Review: DEVILMAN crybaby
🌕🌕🌕🌑🌑
A visual and musical feast that’s not meant for timid viewers
This 10-part series on Netflix has a lot going for it in terms of visual storytelling. The unmitigated imagination demonstrated by Masaaki Yuasa’s continually ways of cutting from one scene to the next. I never could predict what was coming next in terms of use of color, music, different ways of setting up a scene, or even types of scenes. It made the world seem so much bigger than would otherwise be the case given the smaller number of main characters. The soundtrack was fresh and fit the material. The gore for me wasn’t over the top as the cartoon nature of it mitigated what certainly would have been much more of blood bath were it live action. It emphasized the organic nature of humans or devils, with the latter having a far wider repertoire of shapes and sizes though their behaviors and desires were fairly narrowly defined. So many devils seemed so similar, but were they? I might have to go back and look.

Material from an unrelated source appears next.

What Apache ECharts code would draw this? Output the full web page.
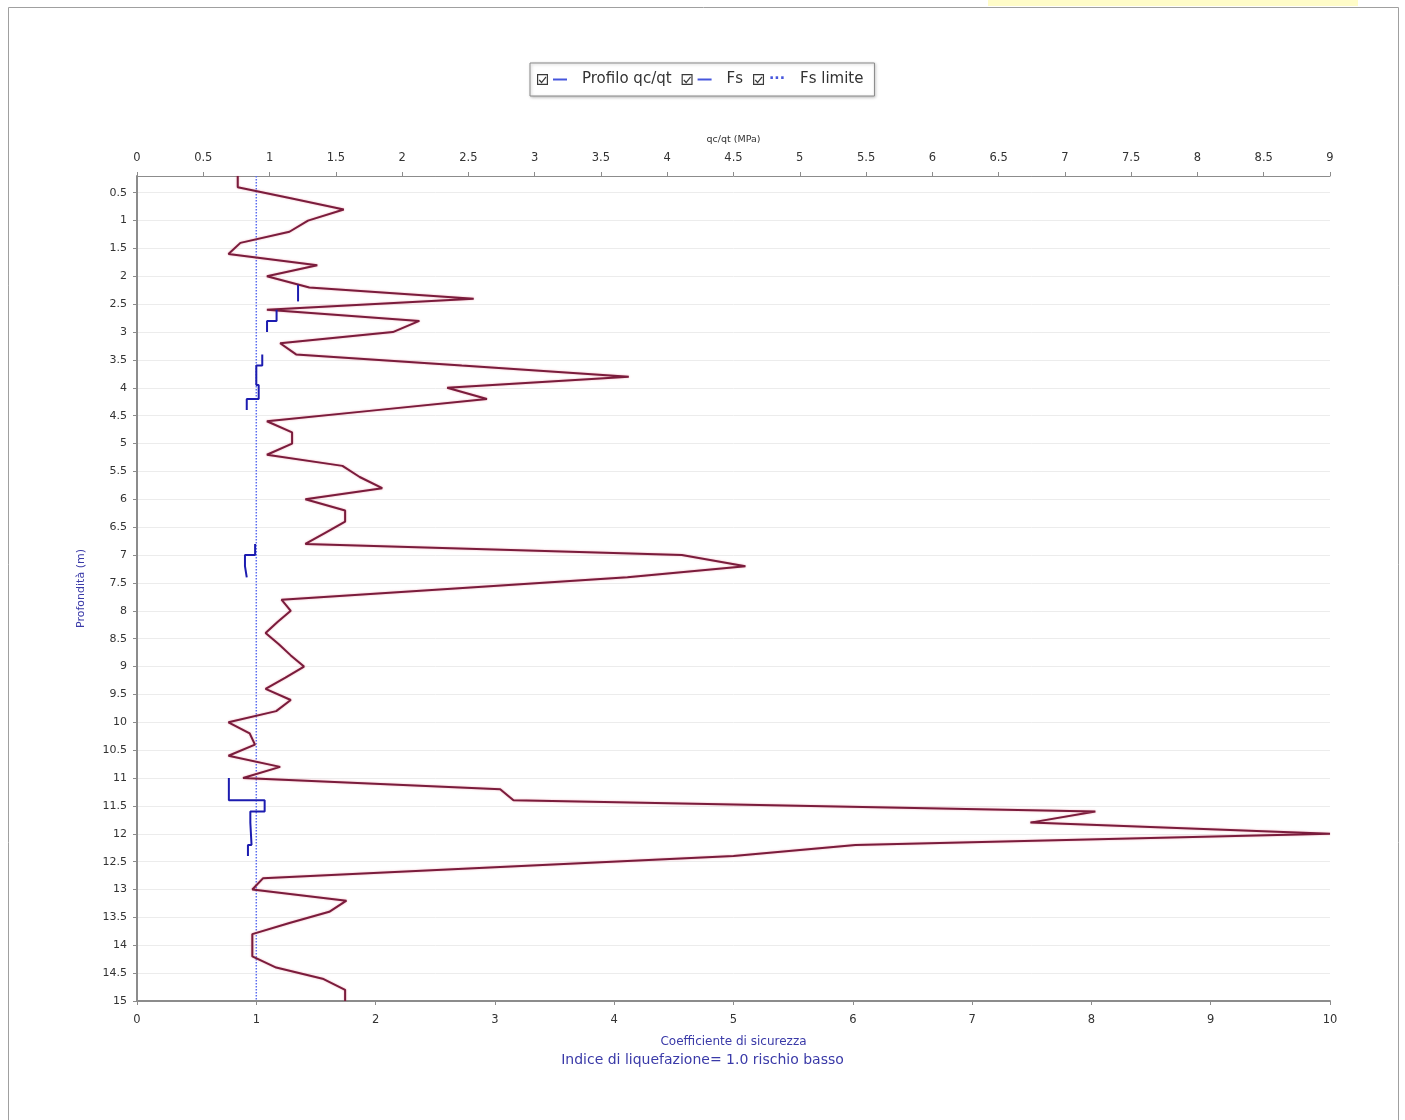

I only gave this 3 moons as the story arc, in contrast with the visual storytelling, was entirely too predictable. I foresaw the ending based on the first few scenes of the first episode. I kept thinking that aspect of the story was going to surprise me, but it never did. I won’t offer any more spoilers than that. I also felt it dragged from episodes 6-8, in part because they ended up re-using the same flashbacks over multiple episodes. This all made the predictable ending even more of a let down, as if I could have skipped a few episodes and still gotten the same effect. Overall, worth the watch if you don’t mind the gore. (Definitely do not watch with children!)